**Requirements:** All of the data should be output character for character, except the pictures.

**Data section:**
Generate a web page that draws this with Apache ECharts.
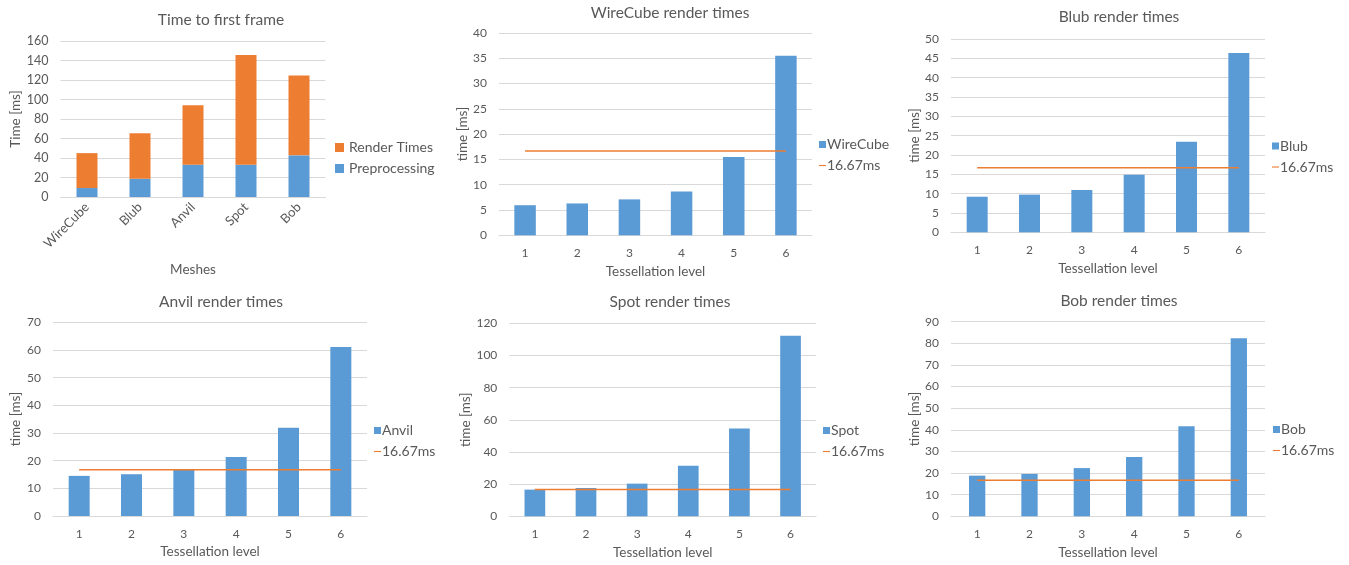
<!DOCTYPE html>
<html>
<head>
<meta charset="utf-8">
<script src="https://cdn.jsdelivr.net/npm/echarts@6/dist/echarts.min.js"></script>
<style>
html,body{margin:0;padding:0;background:#fff;}
#chart{width:1349px;height:565px;}
</style>
</head>
<body>
<div id="chart"></div>
<script>
// ---- data ----
const meshes = ['WireCube', 'Blub', 'Anvil', 'Spot', 'Bob'];
const preprocessing = [9.2, 18.8, 33.1, 33.1, 42.7];
const renderTimes = [35.8, 46.7, 61.1, 112.6, 81.9];
const levels = ['1', '2', '3', '4', '5', '6'];
const wireCubeTimes = [5.95, 6.3, 7.1, 8.65, 15.5, 35.5];
const blubTimes = [9.2, 9.75, 10.95, 14.9, 23.4, 46.4];
const anvilTimes = [14.5, 15.1, 17.0, 21.3, 31.9, 61.1];
const spotTimes = [16.6, 17.6, 20.3, 31.5, 54.6, 112.2];
const bobTimes = [18.8, 19.6, 22.3, 27.4, 41.7, 82.4];
const frameBudget = [16.67, 16.67, 16.67, 16.67, 16.67, 16.67];
const frameBudgetName = '16.67ms';
const titles = ['Time to first frame', 'WireCube render times', 'Blub render times',
                'Anvil render times', 'Spot render times', 'Bob render times'];
const yMax = [160, 40, 50, 70, 120, 90];
const yStep = [20, 5, 5, 10, 20, 10];
const panelSeries = [
  { name: 'WireCube', values: wireCubeTimes },
  { name: 'Blub', values: blubTimes },
  { name: 'Anvil', values: anvilTimes },
  { name: 'Spot', values: spotTimes },
  { name: 'Bob', values: bobTimes }
];

// ---- layout / style ----
const FONT = 'Lato, "Liberation Sans", sans-serif';
const TXT = '#595959';
const GRIDC = '#D9D9D9';
const BLUE = '#5B9BD5';
const ORANGE = '#ED7D31';

const grids = [
  { left: 60.5, top: 41, width: 265, height: 156 },
  { left: 499, top: 33, width: 313, height: 202.3 },
  { left: 951, top: 39, width: 314, height: 193.3 },
  { left: 53, top: 322.3, width: 314, height: 193.7 },
  { left: 509.3, top: 323.3, width: 306.8, height: 193 },
  { left: 951, top: 321.7, width: 314, height: 194.6 }
];
const titlePos = [[221, 20], [670, 12.5], [1119, 17], [221, 301.5], [670, 301.5], [1119, 300.5]];
const yNameGap = [36, 28, 28, 30, 36, 28];
const barWidths = [21, 21.5, 21, 21, 20.7, 16.3];
const legendPos = [[335, 140.5], [819, 137.5], [1272, 139], [374, 423.5], [823, 423.5], [1273, 422.5]];

const xAxes = [], yAxes = [], series = [], legends = [], graphics = [];

grids.forEach((g, i) => {
  const first = i === 0;
  xAxes.push({
    type: 'category', gridIndex: i,
    data: first ? meshes : levels,
    axisLine: { lineStyle: { color: GRIDC, width: 1 } },
    axisTick: { show: false },
    axisLabel: {
      color: TXT, fontFamily: FONT, fontSize: first ? 13 : 12,
      margin: first ? 8 : 12, rotate: first ? 45 : 0, interval: 0
    },
    name: first ? 'Meshes' : 'Tessellation level',
    nameLocation: 'middle',
    nameGap: first ? 66 : 29,
    nameTextStyle: { color: TXT, fontFamily: FONT, fontSize: 13.5 }
  });
  yAxes.push({
    type: 'value', gridIndex: i, min: 0, max: yMax[i], interval: yStep[i],
    axisLine: { show: false }, axisTick: { show: false },
    splitLine: { lineStyle: { color: GRIDC, width: 1 } },
    axisLabel: { color: TXT, fontFamily: FONT, fontSize: first ? 12.5 : 12, margin: 12 },
    name: first ? 'Time [ms]' : 'time [ms]',
    nameLocation: 'middle', nameRotate: 90, nameGap: yNameGap[i],
    nameTextStyle: { color: TXT, fontFamily: FONT, fontSize: 13.5 }
  });
  graphics.push({
    type: 'text', x: titlePos[i][0], y: titlePos[i][1],
    style: { text: titles[i], fill: TXT, font: '15.5px ' + FONT, align: 'center', verticalAlign: 'middle' }
  });
});

// panel 1: stacked
series.push({
  type: 'bar', name: 'Preprocessing', stack: 'ttff', xAxisIndex: 0, yAxisIndex: 0,
  data: preprocessing, barWidth: barWidths[0], itemStyle: { color: BLUE }
});
series.push({
  type: 'bar', name: 'Render Times', stack: 'ttff', xAxisIndex: 0, yAxisIndex: 0,
  data: renderTimes, barWidth: barWidths[0], itemStyle: { color: ORANGE }
});
legends.push({
  orient: 'vertical', left: legendPos[0][0], top: legendPos[0][1], padding: 0,
  itemWidth: 9, itemHeight: 9, itemGap: 7,
  data: [{ name: 'Render Times', icon: 'rect' }, { name: 'Preprocessing', icon: 'rect' }],
  textStyle: { color: TXT, fontFamily: FONT, fontSize: 14 }
});

panelSeries.forEach((p, k) => {
  const i = k + 1;
  series.push({
    type: 'bar', name: p.name, xAxisIndex: i, yAxisIndex: i,
    data: p.values, barWidth: barWidths[i], itemStyle: { color: BLUE }
  });
  series.push({
    type: 'line', name: frameBudgetName, xAxisIndex: i, yAxisIndex: i,
    data: frameBudget, symbol: 'none', lineStyle: { color: ORANGE, width: 1.5 },
    itemStyle: { color: ORANGE }
  });
  legends.push({
    orient: 'vertical', left: legendPos[i][0], top: legendPos[i][1], padding: 0,
    itemWidth: 7, itemHeight: 7, itemGap: 7,
    data: [{ name: p.name, icon: 'rect' }, { name: frameBudgetName, icon: 'path://M0,0H10V1.6H0Z' }],
    textStyle: { color: TXT, fontFamily: FONT, fontSize: 14, padding: [0, 0, 0, -4] }
  });
});

const chart = echarts.init(document.getElementById('chart'), null, { renderer: 'canvas' });
chart.setOption({
  animation: false,
  backgroundColor: '#fff',
  grid: grids.map(g => Object.assign({ containLabel: false }, g)),
  xAxis: xAxes, yAxis: yAxes, series: series, legend: legends,
  graphic: graphics
});
</script>
</body>
</html>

**Result for this task:**
Generate a web page that draws this with Apache ECharts.
<!DOCTYPE html>
<html>
<head>
<meta charset="utf-8">
<script src="https://cdn.jsdelivr.net/npm/echarts@6/dist/echarts.min.js"></script>
<style>
html,body{margin:0;padding:0;background:#fff;}
#chart{width:1349px;height:565px;}
</style>
</head>
<body>
<div id="chart"></div>
<script>
// ---- data ----
const meshes = ['WireCube', 'Blub', 'Anvil', 'Spot', 'Bob'];
const preprocessing = [9.2, 18.8, 33.1, 33.1, 42.7];
const renderTimes = [35.8, 46.7, 61.1, 112.6, 81.9];
const levels = ['1', '2', '3', '4', '5', '6'];
const wireCubeTimes = [5.95, 6.3, 7.1, 8.65, 15.5, 35.5];
const blubTimes = [9.2, 9.75, 10.95, 14.9, 23.4, 46.4];
const anvilTimes = [14.5, 15.1, 17.0, 21.3, 31.9, 61.1];
const spotTimes = [16.6, 17.6, 20.3, 31.5, 54.6, 112.2];
const bobTimes = [18.8, 19.6, 22.3, 27.4, 41.7, 82.4];
const frameBudget = [16.67, 16.67, 16.67, 16.67, 16.67, 16.67];
const frameBudgetName = '16.67ms';
const titles = ['Time to first frame', 'WireCube render times', 'Blub render times',
                'Anvil render times', 'Spot render times', 'Bob render times'];
const yMax = [160, 40, 50, 70, 120, 90];
const yStep = [20, 5, 5, 10, 20, 10];
const panelSeries = [
  { name: 'WireCube', values: wireCubeTimes },
  { name: 'Blub', values: blubTimes },
  { name: 'Anvil', values: anvilTimes },
  { name: 'Spot', values: spotTimes },
  { name: 'Bob', values: bobTimes }
];

// ---- layout / style ----
const FONT = 'Lato, "Liberation Sans", sans-serif';
const TXT = '#595959';
const GRIDC = '#D9D9D9';
const BLUE = '#5B9BD5';
const ORANGE = '#ED7D31';

const grids = [
  { left: 60.5, top: 41, width: 265, height: 156 },
  { left: 499, top: 33, width: 313, height: 202.3 },
  { left: 951, top: 39, width: 314, height: 193.3 },
  { left: 53, top: 322.3, width: 314, height: 193.7 },
  { left: 509.3, top: 323.3, width: 306.8, height: 193 },
  { left: 951, top: 321.7, width: 314, height: 194.6 }
];
const titlePos = [[221, 20], [670, 12.5], [1119, 17], [221, 301.5], [670, 301.5], [1119, 300.5]];
const yNameGap = [36, 28, 28, 30, 36, 28];
const barWidths = [21, 21.5, 21, 21, 20.7, 16.3];
const legendPos = [[335, 140.5], [819, 137.5], [1272, 139], [374, 423.5], [823, 423.5], [1273, 422.5]];

const xAxes = [], yAxes = [], series = [], legends = [], graphics = [];

grids.forEach((g, i) => {
  const first = i === 0;
  xAxes.push({
    type: 'category', gridIndex: i,
    data: first ? meshes : levels,
    axisLine: { lineStyle: { color: GRIDC, width: 1 } },
    axisTick: { show: false },
    axisLabel: {
      color: TXT, fontFamily: FONT, fontSize: first ? 13 : 12,
      margin: first ? 8 : 12, rotate: first ? 45 : 0, interval: 0
    },
    name: first ? 'Meshes' : 'Tessellation level',
    nameLocation: 'middle',
    nameGap: first ? 66 : 29,
    nameTextStyle: { color: TXT, fontFamily: FONT, fontSize: 13.5 }
  });
  yAxes.push({
    type: 'value', gridIndex: i, min: 0, max: yMax[i], interval: yStep[i],
    axisLine: { show: false }, axisTick: { show: false },
    splitLine: { lineStyle: { color: GRIDC, width: 1 } },
    axisLabel: { color: TXT, fontFamily: FONT, fontSize: first ? 12.5 : 12, margin: 12 },
    name: first ? 'Time [ms]' : 'time [ms]',
    nameLocation: 'middle', nameRotate: 90, nameGap: yNameGap[i],
    nameTextStyle: { color: TXT, fontFamily: FONT, fontSize: 13.5 }
  });
  graphics.push({
    type: 'text', x: titlePos[i][0], y: titlePos[i][1],
    style: { text: titles[i], fill: TXT, font: '15.5px ' + FONT, align: 'center', verticalAlign: 'middle' }
  });
});

// panel 1: stacked
series.push({
  type: 'bar', name: 'Preprocessing', stack: 'ttff', xAxisIndex: 0, yAxisIndex: 0,
  data: preprocessing, barWidth: barWidths[0], itemStyle: { color: BLUE }
});
series.push({
  type: 'bar', name: 'Render Times', stack: 'ttff', xAxisIndex: 0, yAxisIndex: 0,
  data: renderTimes, barWidth: barWidths[0], itemStyle: { color: ORANGE }
});
legends.push({
  orient: 'vertical', left: legendPos[0][0], top: legendPos[0][1], padding: 0,
  itemWidth: 9, itemHeight: 9, itemGap: 7,
  data: [{ name: 'Render Times', icon: 'rect' }, { name: 'Preprocessing', icon: 'rect' }],
  textStyle: { color: TXT, fontFamily: FONT, fontSize: 14 }
});

panelSeries.forEach((p, k) => {
  const i = k + 1;
  series.push({
    type: 'bar', name: p.name, xAxisIndex: i, yAxisIndex: i,
    data: p.values, barWidth: barWidths[i], itemStyle: { color: BLUE }
  });
  series.push({
    type: 'line', name: frameBudgetName, xAxisIndex: i, yAxisIndex: i,
    data: frameBudget, symbol: 'none', lineStyle: { color: ORANGE, width: 1.5 },
    itemStyle: { color: ORANGE }
  });
  legends.push({
    orient: 'vertical', left: legendPos[i][0], top: legendPos[i][1], padding: 0,
    itemWidth: 7, itemHeight: 7, itemGap: 7,
    data: [{ name: p.name, icon: 'rect' }, { name: frameBudgetName, icon: 'path://M0,0H10V1.6H0Z' }],
    textStyle: { color: TXT, fontFamily: FONT, fontSize: 14, padding: [0, 0, 0, -4] }
  });
});

const chart = echarts.init(document.getElementById('chart'), null, { renderer: 'canvas' });
chart.setOption({
  animation: false,
  backgroundColor: '#fff',
  grid: grids.map(g => Object.assign({ containLabel: false }, g)),
  xAxis: xAxes, yAxis: yAxes, series: series, legend: legends,
  graphic: graphics
});
</script>
</body>
</html>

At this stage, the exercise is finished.